-- START OF RECORDS TO PROCESS --

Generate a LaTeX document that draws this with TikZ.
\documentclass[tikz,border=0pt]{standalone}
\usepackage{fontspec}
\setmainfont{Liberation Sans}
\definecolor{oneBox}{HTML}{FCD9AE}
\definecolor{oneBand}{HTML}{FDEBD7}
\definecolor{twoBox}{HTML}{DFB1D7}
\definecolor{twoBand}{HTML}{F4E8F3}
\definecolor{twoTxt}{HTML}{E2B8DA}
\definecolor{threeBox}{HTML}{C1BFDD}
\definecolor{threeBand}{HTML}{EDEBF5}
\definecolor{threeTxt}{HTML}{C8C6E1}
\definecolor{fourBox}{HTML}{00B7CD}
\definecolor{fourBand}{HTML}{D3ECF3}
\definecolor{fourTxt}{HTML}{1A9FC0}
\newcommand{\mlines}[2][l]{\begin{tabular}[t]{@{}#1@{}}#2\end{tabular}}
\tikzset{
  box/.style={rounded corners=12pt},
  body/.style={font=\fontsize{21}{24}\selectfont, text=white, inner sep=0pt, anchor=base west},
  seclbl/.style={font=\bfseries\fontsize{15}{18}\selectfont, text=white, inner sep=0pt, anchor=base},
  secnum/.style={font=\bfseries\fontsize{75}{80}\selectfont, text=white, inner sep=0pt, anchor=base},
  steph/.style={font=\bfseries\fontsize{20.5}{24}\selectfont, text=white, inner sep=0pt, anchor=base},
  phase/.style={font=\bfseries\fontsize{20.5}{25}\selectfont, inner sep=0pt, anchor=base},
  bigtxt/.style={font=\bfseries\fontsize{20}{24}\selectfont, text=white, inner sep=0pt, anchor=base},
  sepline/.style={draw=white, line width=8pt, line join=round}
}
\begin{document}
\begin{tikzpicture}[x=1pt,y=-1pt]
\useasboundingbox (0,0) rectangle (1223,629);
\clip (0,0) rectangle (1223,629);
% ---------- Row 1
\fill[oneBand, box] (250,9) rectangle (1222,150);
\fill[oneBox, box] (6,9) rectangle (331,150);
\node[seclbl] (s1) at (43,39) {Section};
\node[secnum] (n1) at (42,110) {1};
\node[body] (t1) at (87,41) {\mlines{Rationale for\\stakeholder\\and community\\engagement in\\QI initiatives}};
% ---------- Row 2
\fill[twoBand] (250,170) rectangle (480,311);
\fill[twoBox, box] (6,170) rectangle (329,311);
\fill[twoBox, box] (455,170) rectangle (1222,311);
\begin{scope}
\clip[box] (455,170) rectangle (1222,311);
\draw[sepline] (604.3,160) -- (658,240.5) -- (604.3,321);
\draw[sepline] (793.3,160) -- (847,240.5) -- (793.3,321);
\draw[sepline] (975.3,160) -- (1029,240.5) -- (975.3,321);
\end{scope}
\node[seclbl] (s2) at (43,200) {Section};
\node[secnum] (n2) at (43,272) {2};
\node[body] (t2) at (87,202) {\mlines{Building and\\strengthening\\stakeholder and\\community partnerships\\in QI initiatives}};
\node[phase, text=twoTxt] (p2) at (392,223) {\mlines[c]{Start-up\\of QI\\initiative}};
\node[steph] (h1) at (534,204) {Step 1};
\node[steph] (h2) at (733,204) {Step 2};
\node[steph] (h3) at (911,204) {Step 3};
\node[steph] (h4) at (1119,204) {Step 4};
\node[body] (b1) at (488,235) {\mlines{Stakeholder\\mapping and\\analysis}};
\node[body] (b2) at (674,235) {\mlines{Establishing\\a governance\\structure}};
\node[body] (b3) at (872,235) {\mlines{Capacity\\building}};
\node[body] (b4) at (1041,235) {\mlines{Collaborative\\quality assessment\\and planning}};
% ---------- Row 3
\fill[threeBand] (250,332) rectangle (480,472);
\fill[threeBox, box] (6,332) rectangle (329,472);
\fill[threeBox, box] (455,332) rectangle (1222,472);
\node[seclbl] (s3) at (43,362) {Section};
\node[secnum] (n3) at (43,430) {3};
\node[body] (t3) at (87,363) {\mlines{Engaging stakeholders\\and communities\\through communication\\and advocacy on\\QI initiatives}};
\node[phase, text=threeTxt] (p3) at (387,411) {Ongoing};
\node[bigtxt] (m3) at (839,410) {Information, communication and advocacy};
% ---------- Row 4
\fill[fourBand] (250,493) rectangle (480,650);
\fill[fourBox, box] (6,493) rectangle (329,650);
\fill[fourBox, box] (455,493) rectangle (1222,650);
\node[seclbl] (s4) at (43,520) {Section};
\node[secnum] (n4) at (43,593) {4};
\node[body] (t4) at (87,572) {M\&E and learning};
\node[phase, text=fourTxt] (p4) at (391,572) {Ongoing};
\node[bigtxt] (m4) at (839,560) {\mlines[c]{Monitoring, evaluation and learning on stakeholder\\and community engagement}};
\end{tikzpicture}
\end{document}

-- END OF RECORDS TO PROCESS --
-- START OF RECORDS TO PROCESS --

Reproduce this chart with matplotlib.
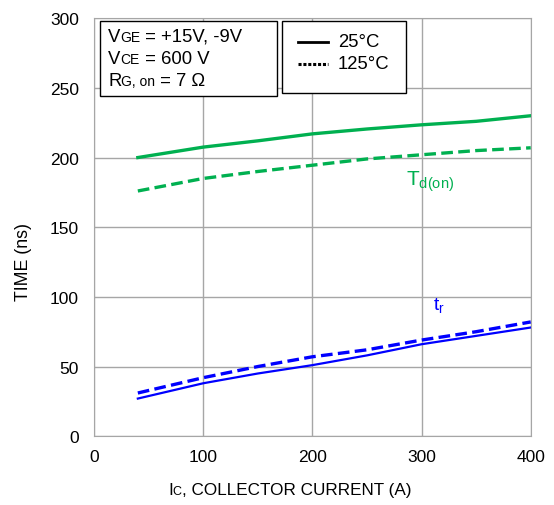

-- END OF RECORDS TO PROCESS --
-- START OF RECORDS TO PROCESS --

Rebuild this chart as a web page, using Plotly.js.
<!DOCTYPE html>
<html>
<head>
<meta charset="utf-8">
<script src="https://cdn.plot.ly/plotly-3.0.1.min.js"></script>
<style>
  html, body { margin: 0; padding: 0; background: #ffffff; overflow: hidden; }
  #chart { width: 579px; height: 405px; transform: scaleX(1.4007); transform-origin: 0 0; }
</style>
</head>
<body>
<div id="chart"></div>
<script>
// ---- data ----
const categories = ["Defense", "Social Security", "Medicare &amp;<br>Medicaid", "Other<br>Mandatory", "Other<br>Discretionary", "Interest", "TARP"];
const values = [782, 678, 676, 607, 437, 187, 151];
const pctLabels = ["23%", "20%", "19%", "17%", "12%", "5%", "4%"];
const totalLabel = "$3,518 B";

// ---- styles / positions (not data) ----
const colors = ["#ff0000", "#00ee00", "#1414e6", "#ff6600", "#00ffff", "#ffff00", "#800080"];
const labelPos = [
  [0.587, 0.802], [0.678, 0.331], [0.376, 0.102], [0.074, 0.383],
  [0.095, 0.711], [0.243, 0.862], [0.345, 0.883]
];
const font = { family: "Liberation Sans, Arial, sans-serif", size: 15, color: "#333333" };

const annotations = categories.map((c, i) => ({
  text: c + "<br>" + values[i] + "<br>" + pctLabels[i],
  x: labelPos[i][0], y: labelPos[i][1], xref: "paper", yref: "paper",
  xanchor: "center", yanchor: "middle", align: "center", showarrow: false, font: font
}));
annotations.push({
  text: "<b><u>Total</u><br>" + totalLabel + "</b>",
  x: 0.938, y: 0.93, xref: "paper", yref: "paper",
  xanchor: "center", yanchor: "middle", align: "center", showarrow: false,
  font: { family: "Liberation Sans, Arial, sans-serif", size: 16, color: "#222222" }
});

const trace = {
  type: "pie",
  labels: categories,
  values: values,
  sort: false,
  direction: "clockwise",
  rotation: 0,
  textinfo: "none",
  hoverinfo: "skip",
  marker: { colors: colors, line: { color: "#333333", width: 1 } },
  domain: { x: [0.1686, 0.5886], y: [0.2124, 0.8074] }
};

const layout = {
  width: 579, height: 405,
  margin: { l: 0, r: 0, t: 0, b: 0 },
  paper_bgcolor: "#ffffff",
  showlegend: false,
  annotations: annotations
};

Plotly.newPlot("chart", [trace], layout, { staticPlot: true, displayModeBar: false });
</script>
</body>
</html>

-- END OF RECORDS TO PROCESS --

*EXERCISE*:
Copy and report every line where the word "chart" is present.

*COMPLETED EXERCISE*:
Reproduce this chart with matplotlib.
Rebuild this chart as a web page, using Plotly.js.
  #chart { width: 579px; height: 405px; transform: scaleX(1.4007); transform-origin: 0 0; }
<div id="chart"></div>
Plotly.newPlot("chart", [trace], layout, { staticPlot: true, displayModeBar: false });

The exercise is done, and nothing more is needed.